How to know your coverage is good enough

Your test suite is probably strong enough when it can answer these questions confidently:

What is the source of truth for each preference?
What happens on a fresh browser versus a returning browser?
Which settings are local conveniences, and which are account data?
What should happen if storage is unavailable?
Can a UI refactor rename the internal markup without breaking the test?
Does the suite fail for real regressions, not locator noise?

If those answers are clear, your theme and preference tests are doing real work instead of just checking boxes.

A note on low-maintenance automation options

If your team wants broader browser coverage with less locator churn, one option is Endtest, which uses agentic AI and self-healing locators to reduce maintenance when UI structure changes. That can be useful for preference-heavy flows where the UI evolves often, especially if you want tests that survive non-functional DOM shuffles while still verifying the user journey.
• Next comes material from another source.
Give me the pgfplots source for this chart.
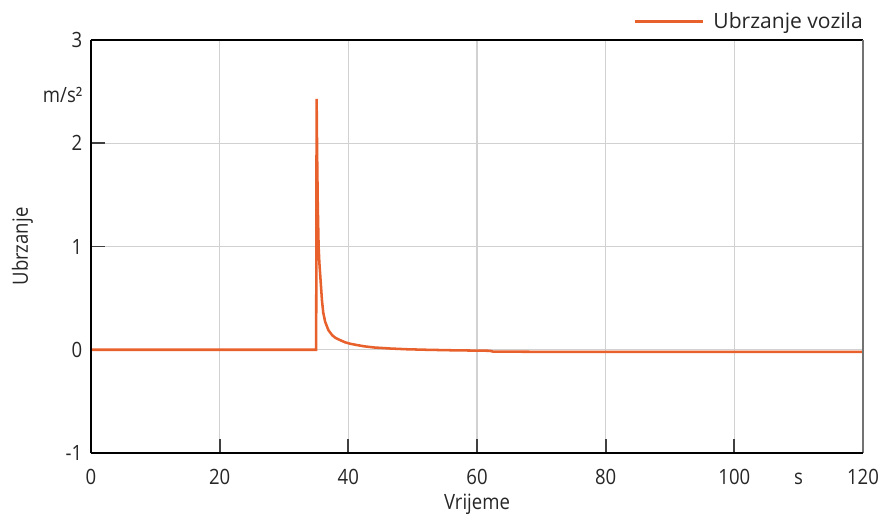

The main point is not the tool itself, it is making sure your automation strategy can tolerate the kinds of changes that happen around settings pages, theme toggles, and profile state. If you are also exploring other testing workflows on this site, see the technical tutorials section for more implementation-focused guides.

Final takeaway

To test theme switching and persisted UI state well, treat the feature as a state machine, not a button. Define where the truth lives, how it is read, how it is written, and what should happen when the data is missing or broken. Then cover the high-value paths with unit, component, and end-to-end tests, and use browser automation to verify the real persistence behavior that users depend on.

That is how you avoid hidden regression gaps in dark mode testing, user preferences persistence, and broader UI state regression testing, without turning your suite into an expensive maintenance burden.